Im Jahr 1966 wurde die neue Nordtribüne gebaut, die von den Fans schnell „The Jungle" getauft wurde. Hier standen fortan die lautesten Anhänger des Clubs und brachten die Stimmung im Stadion zum Kochen. Als Ende der Saison 1992/1993 Sitzplätze im „Dschungel" installiert wurden, läutete das sein Ende ein. Unglücklicherweise war das allerletzte Pflichtspiel vor dem Umbau das schottische Pokalfinale 1993 zwischen Aberdeen und den Glasgow Rangers, so dass beim Abschiedsspiel ausgerechnet die Fans des verfeindeten Lokalrivalen auf der einst lautesten Tribüne des Landes saßen. Um diese Schmach ein wenig zu lindern, setzte Celtic nach Saisonende ein Spiel gegen Manchester United an, bei dem sich die Anhänger gebührend vom „Jungle" verabschieden konnten.
Reines Sitzplatzstadion
Zwischen 1994 und 1998 wurde der Celtic Park schließlich in ein reines Sitzplatzstadion umgewandelt. Doch statt einfach Sitze zu installieren, was die Anzahl der Zuschauerplätze auf 34.000 reduziert hätte, wurde ein großer Teil des Stadions abgerissen. Einzig die Haupttribüne blieb bestehen, der Rest wurde – auch mit Hilfe von Spenden der Fans – neu aufgebaut. Nach der Wiedereröffnung fasst der Celtic Park heute 60.355 Zuschauer. Und dass für Stimmung sorgen können, zeigt nicht zuletzt ein kurzes Video vom Freundschaftsspiel zwischen der schottischen und der englischen Nationalmannschaft am 18. November. Darin sieht man den Engländer Jack Wilshere, der sich beim Aufwärmen Kopfhörer in die Ohren gesteckt hat, um sich vom der Lärmkulisse abzuschirmen. Da hat er aber die Rechnung ohne seinen Co-Trainer Gary Neville gemacht, der ihm den Ohrenschutz kurzerhand entfernt (siehe Video).
Lisbon Lioins Stand
Während die Nord- und die Südtribüne des Celtic Park mit „North" und „Main Stand" noch übliche Namen tragen, sind die anderen beiden historisch benannt worden. Die Tribüne im Westen heißt nach Jock Stein, dem legendären Trainer der Celtics in den 1960er und 1970er Jahren. Der gewann in seinen 13 Jahren beim Verein zehn Meisterschaften und acht schottische Pokale, war aber vor allem für den bis heute größten Triumph der Clubgeschichte verantwortlich: den Europapokal der Landesmeister 1967. Diesem Titel ist die Osttribüne im Celtic Park gewidmet: „Lisbon Lions Stand" heißt sie, benannt nach dem legendären Team, das im Mai 1967 in Portugals Hauptstadt gegen Inter Mailand mit 2:1 gewann.

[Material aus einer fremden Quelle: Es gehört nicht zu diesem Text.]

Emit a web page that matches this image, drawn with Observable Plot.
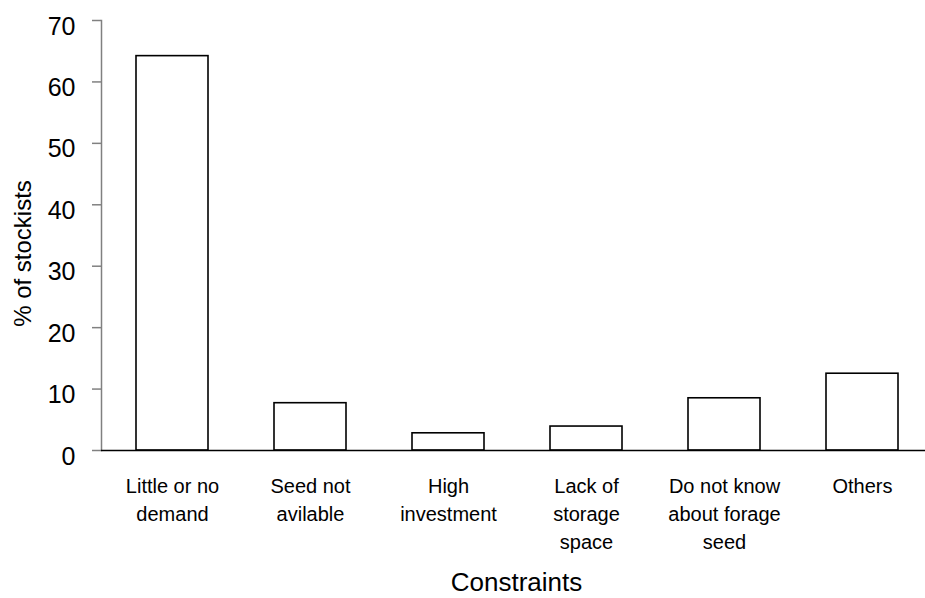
<!DOCTYPE html>
<html><head><meta charset="utf-8">
<script src="https://cdn.jsdelivr.net/npm/d3@7"></script>
<script src="https://cdn.jsdelivr.net/npm/@observablehq/plot@0.6"></script>
<style>body{margin:0;background:#fff} svg{font-family:"Liberation Sans",Arial,sans-serif}</style>
</head><body><div id="chart"></div>
<script>
const categories = ["Little or no demand", "Seed not avilable", "High investment", "Lack of storage space", "Do not know about forage seed", "Others"];
const tickLabels = ["Little or no\ndemand", "Seed not\navilable", "High\ninvestment", "Lack of\nstorage\nspace", "Do not know\nabout forage\nseed", "Others"];
const values = [64.2, 7.7, 2.8, 3.9, 8.5, 12.5];
const yTicks = [0, 10, 20, 30, 40, 50, 60, 70];
const xTitle = "Constraints";
const yTitle = "% of stockists";

const data = categories.map((c, i) => ({category: c, value: values[i]}));

const chart = Plot.plot({
  width: 925, height: 598,
  marginTop: 20, marginBottom: 148, marginLeft: 101, marginRight: 0,
  style: {fontFamily: '"Liberation Sans", Arial, sans-serif', background: "white", color: "black", overflow: "visible"},
  x: {domain: categories, range: [101, 933], paddingInner: 0.48, paddingOuter: 0.24},
  y: {domain: [0, 70], range: [450, 20]},
  marks: [
    Plot.barY(data, {x: "category", y: "value", fill: "white", stroke: "black", strokeWidth: 1.6}),
    Plot.frame({anchor: "left", stroke: "#808080", strokeWidth: 1.5}),
    Plot.axisY({ticks: yTicks, tickSize: 9, tickFormat: () => "", stroke: "#808080", strokeWidth: 1.5, label: null}),
    Plot.axisY({ticks: yTicks, tickSize: 0, tickPadding: 26, fontSize: 25, dy: 6, label: null}),
    Plot.ruleY([0], {stroke: "black", strokeWidth: 1.3}),
    Plot.axisX({tickSize: 0, tickPadding: 23, fontSize: 20, lineHeight: 1.4, label: null,
      tickFormat: d => tickLabels[categories.indexOf(d)], style: {letterSpacing: "0.5px"}}),
    Plot.text([yTitle], {frameAnchor: "left", textAnchor: "middle", rotate: -90, dx: -78, dy: 18, fontSize: 24}),
    Plot.text([xTitle], {frameAnchor: "bottom", dx: 3, dy: 140, fontSize: 26, letterSpacing: "0.5px"})
  ]
});
document.getElementById("chart").appendChild(chart);
</script>
</body></html>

Kein guter Ground für Österreich
Übrigens hat noch nie eine österreichische Mannschaft im Celtic Park gewinnen können. Innsbruck verlor im Oktober 1977 mit 1:2 und im August 1997 nach einer spektakulären Partie mit 3:6. Auf dem Papier hat zwar Rapid Wien einen Auswärtssieg bei Celtic Glasgow vorzuweisen – der fand allerdings nicht im Stadion des Gegners statt. Am 7. November 1984 standen sich beide Teams im Achtelfinal-Rückspiel des Europapokals der Pokalsieger im Celtic Park gegenüber. Rapid hatte das Hinspiel 3:1 gewonnen, lag aber gegen Ende der Partie in Glasgow mit 0:3 zurück. Da brach plötzlich Rapids Einwechselspieler Rudolf Weinhofer, angeblich von einer Whiskyflasche getroffen, zusammen. Die UEFA gab dem Protest von Rapid gegen die Spielwertung statt und setzte ein Entscheidungsspiel auf neutralem Boden an. Das gewannen die Wiener im Dezember 1984 im Old Trafford mit 1:0. Rapid war auch die letzte heimische Mannschaft, die ihr Glück im Celtic Park versuchte, kam aber im Oktober 2009 nicht über ein 1:1 hinaus. Mit dem gleichen Ergebnis würde Salzburg am Donnerstag zumindest seine Tabellenführung behaupten.